To give an example of something that recently has actually helped me somewhat: Whenever I now derive an intermediate result, I write big boxes around it, with a big dense filled circle in the corner, in order to signify that it is an important result. This somewhat declutters my mind, because I no longer have to wade through all the intermediate steps, looking for the important stuff.
ps. I hope this question is not too general or subjective. I know that subjective questions are not the purpose of math.stackexchange, but I thought: there certainly are some objective principles behind what kind of habits work and don't work. And I wouldn't be surprised if I'm not the only one who could benefit.
Thank you for all the great answers!
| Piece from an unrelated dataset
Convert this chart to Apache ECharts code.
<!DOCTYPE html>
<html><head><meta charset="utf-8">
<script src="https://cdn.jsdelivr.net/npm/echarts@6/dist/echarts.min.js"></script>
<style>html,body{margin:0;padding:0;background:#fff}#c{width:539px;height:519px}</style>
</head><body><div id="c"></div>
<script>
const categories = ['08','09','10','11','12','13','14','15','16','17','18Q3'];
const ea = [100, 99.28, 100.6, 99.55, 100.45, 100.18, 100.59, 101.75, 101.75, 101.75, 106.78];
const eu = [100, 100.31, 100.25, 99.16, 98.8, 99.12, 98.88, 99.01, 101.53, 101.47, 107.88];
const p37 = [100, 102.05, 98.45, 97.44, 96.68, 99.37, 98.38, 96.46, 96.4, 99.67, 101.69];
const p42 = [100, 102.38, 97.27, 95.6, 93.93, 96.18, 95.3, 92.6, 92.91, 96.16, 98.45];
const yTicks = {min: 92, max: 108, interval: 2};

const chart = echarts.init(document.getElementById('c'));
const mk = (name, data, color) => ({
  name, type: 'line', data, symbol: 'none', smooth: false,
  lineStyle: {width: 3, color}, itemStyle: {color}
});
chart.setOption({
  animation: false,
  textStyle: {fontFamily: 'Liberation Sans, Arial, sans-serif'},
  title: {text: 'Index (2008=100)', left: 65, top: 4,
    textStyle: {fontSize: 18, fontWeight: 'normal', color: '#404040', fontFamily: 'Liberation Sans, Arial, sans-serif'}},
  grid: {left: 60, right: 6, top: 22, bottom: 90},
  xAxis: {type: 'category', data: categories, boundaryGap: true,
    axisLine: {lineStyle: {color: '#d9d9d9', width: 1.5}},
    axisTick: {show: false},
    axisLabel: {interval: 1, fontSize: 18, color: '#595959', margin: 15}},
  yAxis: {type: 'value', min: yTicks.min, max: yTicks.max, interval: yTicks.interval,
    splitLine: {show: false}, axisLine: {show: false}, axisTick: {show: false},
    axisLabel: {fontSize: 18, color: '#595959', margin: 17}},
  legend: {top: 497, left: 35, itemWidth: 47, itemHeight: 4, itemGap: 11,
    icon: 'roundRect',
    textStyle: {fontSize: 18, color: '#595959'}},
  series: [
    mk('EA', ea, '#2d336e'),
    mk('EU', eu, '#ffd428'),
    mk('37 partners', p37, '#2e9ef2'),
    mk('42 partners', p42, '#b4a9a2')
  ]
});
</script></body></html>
Many of these are actually things I will immediately apply.
Here is a suggestion: There is a certain topic that the answers haven't addressed, so maybe someone can address this with another answer:
How, in a very practical sense, do you write down your derivations, and how do they help make you more effective?
For example, do you have two separate pieces of paper for intermediate results and for details?
Are there any specific ways of organizing your derivations on paper, or in notebooks, that help clear your mind?
Do you write everything linearly, from top to bottom of your notebook, or do you go back and forth on your scrap paper, only writing it linearly when you've found the result?
Do you scratch formulae completely if you've made a mistake, and start over, or do you just correct the formulae?
Do you write derivations quickly on a scratchbook, until you've found the final answer, or do you write them neatly from start to finish?